I'm working on the following problem:
Let $K$ be the splitting field of $f(x)=x^{6}+x^{3}+1$ over $\mathbb{Z}_{2}$, and let $\alpha$ be a root of $f(x)$.
(1) Show that $\alpha^{9}=1$ but $\alpha^{3}\neq1$.
(2) Show that $f(x)$ is irreducible over $\mathbb{Z}_{2}$.
(3) Find the order of the Galois group $G(K/\mathbb{Z}_{2})$ of $K$ over $\mathbb{Z}_{2}$, and describe all intermediate fields between $\mathbb{Z}_{2}$ and $K$ in the form $\mathbb{Z}_{2}(\beta)$, where $\beta\notin\mathbb{Z}_{2}$.
I have tried so far:
(1) Since $x^{9}-1=(x^{3}-1)(x^{6}+x^{3}+1)$ and $\alpha^{6}+\alpha^{3}+1=0$, we have $\alpha^{9}=1$, and $\alpha^{3}\neq1$ because if not, we would have $\alpha^{6}+\alpha^{3}+1=1$ in $\mathbb{Z}_{2}$, which yields a contradiction.
(2) Put $p(x)=\text{irr}(\alpha,\mathbb{Z}_{2})$. Then, we have $p(x)\mid f(x)$.
I was stuck here.
First, is it solving problem 2 using the result of problem 1? or independent?

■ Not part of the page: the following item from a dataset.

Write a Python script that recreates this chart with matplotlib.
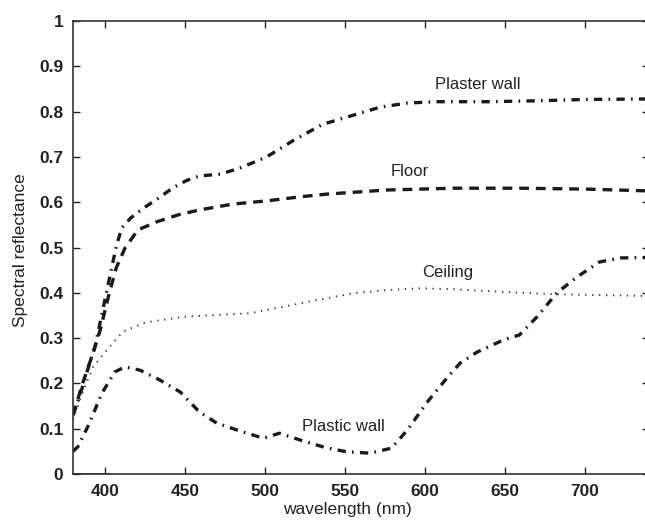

Second, since $K$ is an extension of $\mathbb{Z}_{2}$, $K$ is of order $2^{m}$. Thus, $9\mid 2^{m}-1$ since $\alpha^{9}=1$.

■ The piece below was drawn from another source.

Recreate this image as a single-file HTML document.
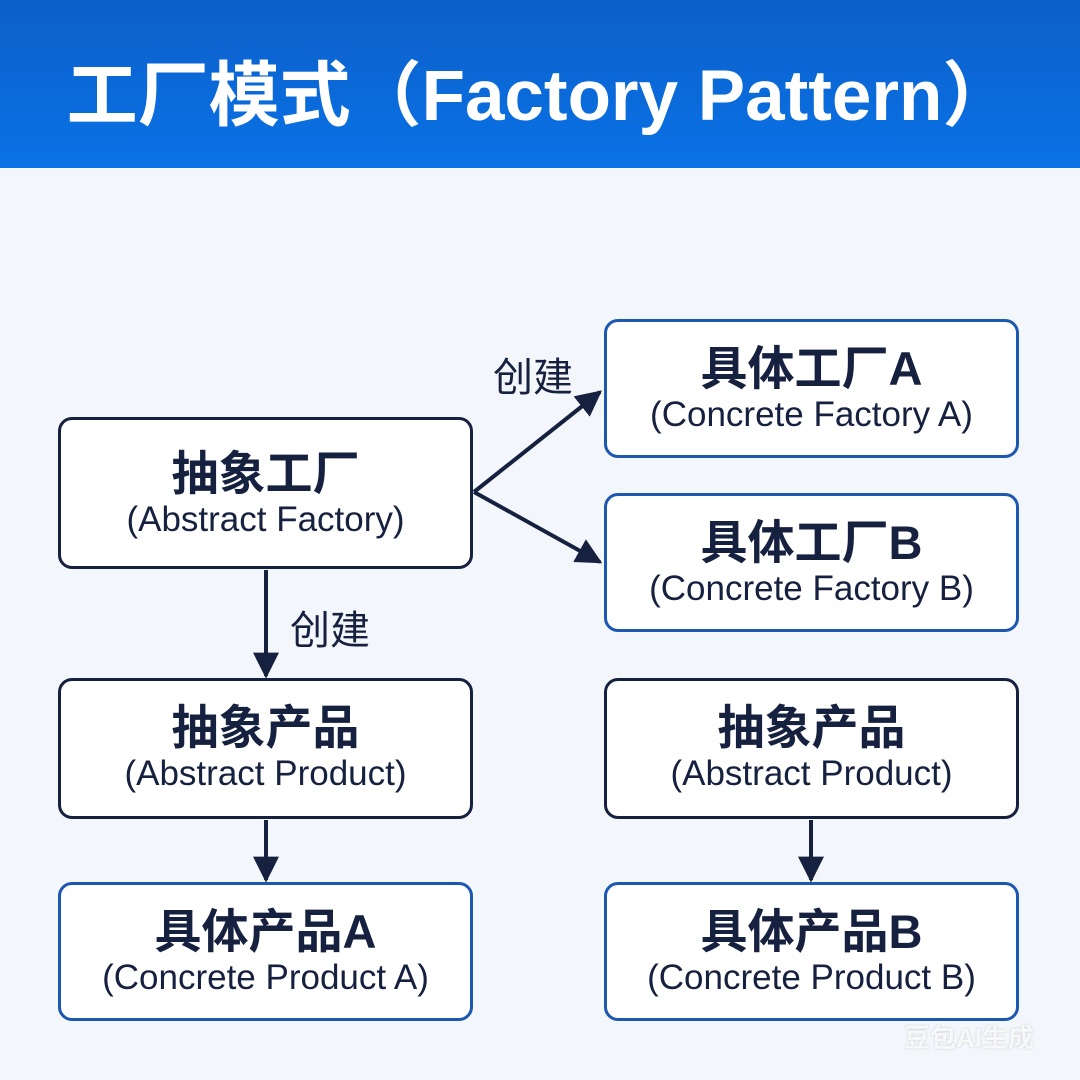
<!DOCTYPE html>
<html><head><meta charset="utf-8"><style>
body{margin:0;width:1080px;height:1080px;background:#f3f6fa;position:relative;overflow:hidden;font-family:"Liberation Sans","Noto Sans CJK SC",sans-serif}
.hdr{position:absolute;left:0;top:0;width:1080px;height:168px;background:linear-gradient(180deg,#0c5fc9,#0a72e6);}
.hdr div{position:absolute;left:0;width:1080px;top:52px;text-align:center;color:#fff;font-weight:bold;font-size:71px;line-height:90px}
.box{position:absolute;box-sizing:border-box;border:3px solid #16203f;border-radius:14px;background:#fff;text-align:center;color:#16203f}
.blue{border-color:#1c57b0}
.box .c{font-weight:bold;font-size:47px;line-height:50px}
.box .e{font-size:35px;line-height:42px}
.lbl{position:absolute;font-size:40px;color:#16203f}
</style></head><body>
<div class="hdr"><div>工厂模式（Factory Pattern）</div></div>
<svg width="1080" height="1080" style="position:absolute;left:0;top:0">
<defs>
<marker id="b" viewBox="0 0 10 10" markerWidth="26" markerHeight="26" refX="9" refY="5" orient="auto" markerUnits="userSpaceOnUse"><path d="M0,0 L10,5 L0,10z" fill="#16203f"/></marker></defs>
<g stroke="#16203f" stroke-width="4" fill="none">
<line x1="474" y1="492" x2="600" y2="392" marker-end="url(#b)"/>
<line x1="474" y1="492" x2="600" y2="562" marker-end="url(#b)"/>
<line x1="266" y1="570" x2="266" y2="676" marker-end="url(#b)"/>
<line x1="266" y1="820" x2="266" y2="880" marker-end="url(#b)"/>
<line x1="811" y1="820" x2="811" y2="880" marker-end="url(#b)"/>
</g></svg>
<div class="lbl" style="left:493px;top:345px">创建</div>
<div class="lbl" style="left:290px;top:598px">创建</div>
<div class="box" style="left:58px;top:417px;width:415px;height:152px;padding-top:29px"><div class="c">抽象工厂</div><div class="e">(Abstract Factory)</div></div>
<div class="box blue" style="left:604px;top:319px;width:415px;height:139px;padding-top:22px"><div class="c">具体工厂A</div><div class="e">(Concrete Factory A)</div></div>
<div class="box blue" style="left:604px;top:493px;width:415px;height:139px;padding-top:22px"><div class="c">具体工厂B</div><div class="e">(Concrete Factory B)</div></div>
<div class="box" style="left:58px;top:678px;width:415px;height:141px;padding-top:22px"><div class="c">抽象产品</div><div class="e">(Abstract Product)</div></div>
<div class="box" style="left:604px;top:678px;width:415px;height:141px;padding-top:22px"><div class="c">抽象产品</div><div class="e">(Abstract Product)</div></div>
<div class="box blue" style="left:58px;top:882px;width:415px;height:139px;padding-top:22px"><div class="c">具体产品A</div><div class="e">(Concrete Product A)</div></div>
<div class="box blue" style="left:604px;top:882px;width:415px;height:139px;padding-top:22px"><div class="c">具体产品B</div><div class="e">(Concrete Product B)</div></div>
<div style="position:absolute;left:904px;top:1018px;font-size:26px;font-weight:bold;color:rgba(255,255,255,0.85);text-shadow:0 0 2px rgba(0,0,0,0.2)">豆包AI生成</div>
</body></html>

Then, the only possible $k$ is 6? If so, does that imply $K=\mathbb{Z}_{2}(\alpha)$?
In (2), it seems to be $p(x)=f(x)$, but i'm not sure about that.

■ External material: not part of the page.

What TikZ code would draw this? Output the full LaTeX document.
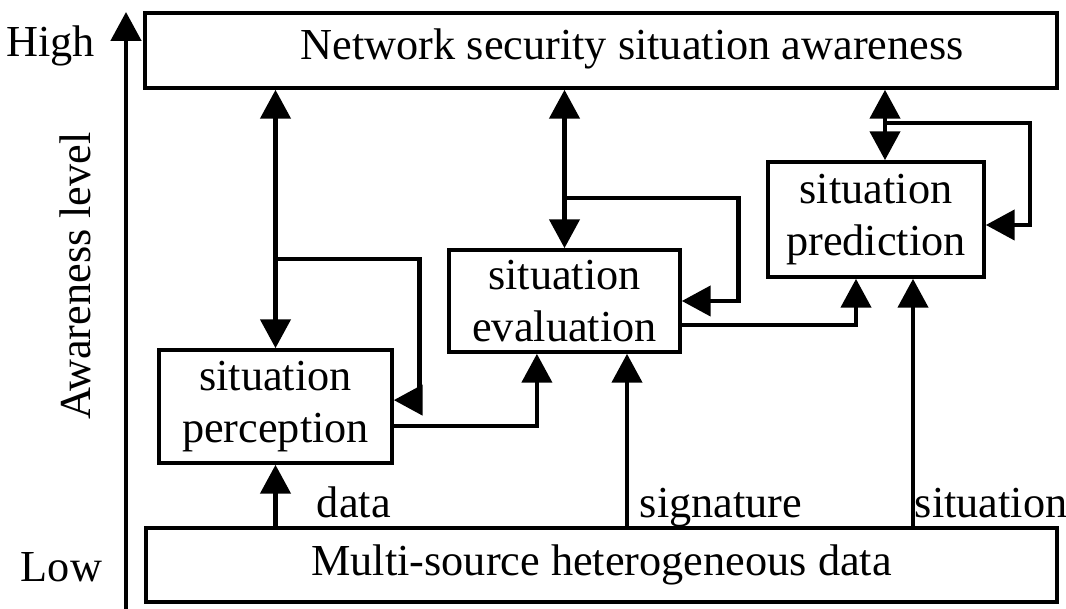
\documentclass[tikz,border=0pt]{standalone}
\usepackage{fontspec}
\setmainfont{Liberation Serif}
\usetikzlibrary{arrows.meta}
\begin{document}
\begin{tikzpicture}[>={Triangle[length=0.72cm,width=0.75cm]}, font=\fontsize{31.5}{37}\selectfont, line join=miter]
	\tikzset{box/.style={draw, line width=2.6pt, inner sep=0pt, align=center},
		link/.style={line width=3pt}}
	\useasboundingbox (0,0) rectangle (26.65,15.225);
	% layers
	\node[box, minimum width=22.8cm, minimum height=1.875cm] (aware) at (15.025,13.9625) {};
	\node (awaretext) at ([xshift=0.78cm,yshift=0.05cm]aware.center) {Network security situation awareness};
	\node[box, minimum width=22.775cm, minimum height=1.85cm] (multi) at (15.0375,1.1) {Multi-source heterogeneous data};
	\node[box, minimum width=5.825cm, minimum height=2.825cm] (perc) at (6.8875,5.0625) {situation\\perception};
	\node[box, minimum width=5.775cm, minimum height=2.55cm] (eval) at (14.1125,7.7) {situation\\evaluation};
	\node[box, minimum width=5.4cm, minimum height=2.875cm] (pred) at (21.9,9.7375) {situation\\prediction};
	% awareness axis
	\coordinate (axlow) at (3.15,0);
	\coordinate (axhigh) at (3.15,14.925);
	\draw[link, ->] (axlow) -- (axhigh);
	\node[anchor=base east] (high) at (2.5,13.8) {High};
	\node[anchor=base east] (low) at (2.675,0.675) {Low};
	\node[rotate=90] (level) at (1.875,8.325) {Awareness level};
	% perception
	\draw[link, <->] (perc.north) -- (perc.north |- aware.south);
	\coordinate (perctap) at ([yshift=2.225cm]perc.north);
	\draw[link, ->] (perctap) -- ++(3.6,0) |- ([yshift=0.16cm]perc.east);
	\draw[link, ->] ([yshift=-0.49cm]perc.east) -| ([xshift=-0.69cm]eval.south);
	% evaluation
	\draw[link, <->] (eval.north) -- (eval.north |- aware.south);
	\coordinate (evaltap) at ([yshift=1.25cm]eval.north);
	\draw[link, ->] (evaltap) -- ++(4.35,0) |- (eval.east);
	\draw[link, ->] ([yshift=-0.6cm]eval.east) -| ([xshift=-0.5cm]pred.south);
	% prediction
	\coordinate (predtop) at ([xshift=0.225cm]pred.north);
	\draw[link, <->] (predtop) -- (predtop |- aware.south);
	\coordinate (predtap) at ([yshift=0.925cm]predtop);
	\draw[link, ->] (predtap) -- ++(3.625,0) |- ([yshift=-0.1375cm]pred.east);
	% inputs from the data layer
	\coordinate (sigin) at ([xshift=1.5625cm]eval.south);
	\coordinate (sitin) at ([xshift=0.925cm]pred.south);
	\draw[link, ->] (perc.south |- multi.north) -- (perc.south);
	\draw[link, ->] (sigin |- multi.north) -- (sigin);
	\draw[link, ->] (sitin |- multi.north) -- (sitin);
	\node[anchor=base west] (datalbl) at (7.8,2.275) {data};
	\node[anchor=base west] (siglbl) at (15.875,2.275) {signature};
	\node[anchor=base west] (sitlbl) at (22.75,2.275) {situation};
\end{tikzpicture}
\end{document}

How to show that (2) and find the order of $G(K/\mathbb{Z}_{2})$.
Give some advice! Thank you!
$f(x) = x^6+x^3+1$ is indeed the $9$th cyclotomic polynomial. This means that the roots $r$ of $f(x)$ are primitive $9$th roots of unity. This means that for any integer $k < 9$, $r^k\neq1$, and $9$ is the smallest integer $k$ such that $r^k=1$, answering your first question. $2$ is a primitive root $\pmod 9$, so $f(x)$ over $\mathbb{Z}_{2}$ is therefore irreducible, reference here. For (3), I am not sure what you mean, if you are asking about the multiplicative order of $2 \pmod 9$, well it is $6$.